I can see myself retiring with maybe U$ 500.000, though I'd like to have more to afford better healthcare than my country's default (which is MUCH better than the U.S. average, but much worse than what you can buy with money).

What my grandparents did was to rent 3 or 4 properties, and live off that. They did so for about 20 years.



What does 'already having housing' mean? It's state provided? Even in a country without property taxes a property you own outright will require maintenance.

500k still seems low but might do it if you don't have rent to pay. I'd still love to hear the original commenter explain his or her reasoning - there might be some useful tips to learn from.


> 500k still seems low but might do it if you don't have rent to pay.

As I answered in the sibling thread, it very much depends on where you live; $500k is, as a back-of-the-envelope calculation, about a total amount of money an average denizen of my country will earn during lifetime, so it definitely is more than enough to live there.


I guess that assumes your country doesn't develop rapidly and experience the accompanying inflation of the cost of living.


Inheriting apartment to live in. Houses are extremely wasteful. You have to maintain by yourself huge area that has direct contact with outside. If ou own a flat in block of flats cost of fighting of nature is split between all flat owners. Also taxes are extremely low because you own just few square meters of the land that the building is standing on.


Taxes are usually linked to property value, not land area.


If you own 1/1000 of property the tax is low.


@embolism: Apartment costs more than a house in the same spot?

If 1000 people share ownership of multistorey building also the land the building stands on, also the land tax, also roof, walls, infrastructure, it's bound to be far cheaper than 5 houses with 20 people at most occupying same space.


The price of an apartment is determined by supply and demand for housing units, not by dividing the price of a house occupying similar land area by the number of units.

Taxes are typically levied on the value of each housing unit.


Don't you at least agree that if you'd replace a block of flats for thousand people with houses for 10 you'd seriously reduce supply of housing in this spot without affecting the demand much and so you'd increase the value and tax on each housing unit in this spot?

I'm no sure how land tax works in the US but in my country it is calculated by multiplying tax rate for given region by area of the plot and then divided between people who own the plot.

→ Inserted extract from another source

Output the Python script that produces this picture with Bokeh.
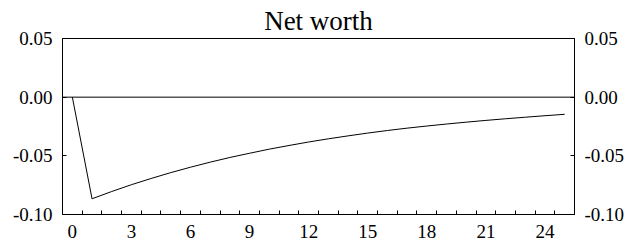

Share is usually proportional to the area of the buildings or parts of them they own on this plot.


No - an apartment usually costs more per sq metre than a house.


I guess the price depends on the place you want to retire to. I.e. in my country $500k is about what I'd expect for average person to earn through their lifetime having a dayjob. So almost by definition $500k is enough there to live the rest of one's life.


Indeed, at my current salary, it would be 25 years of my life...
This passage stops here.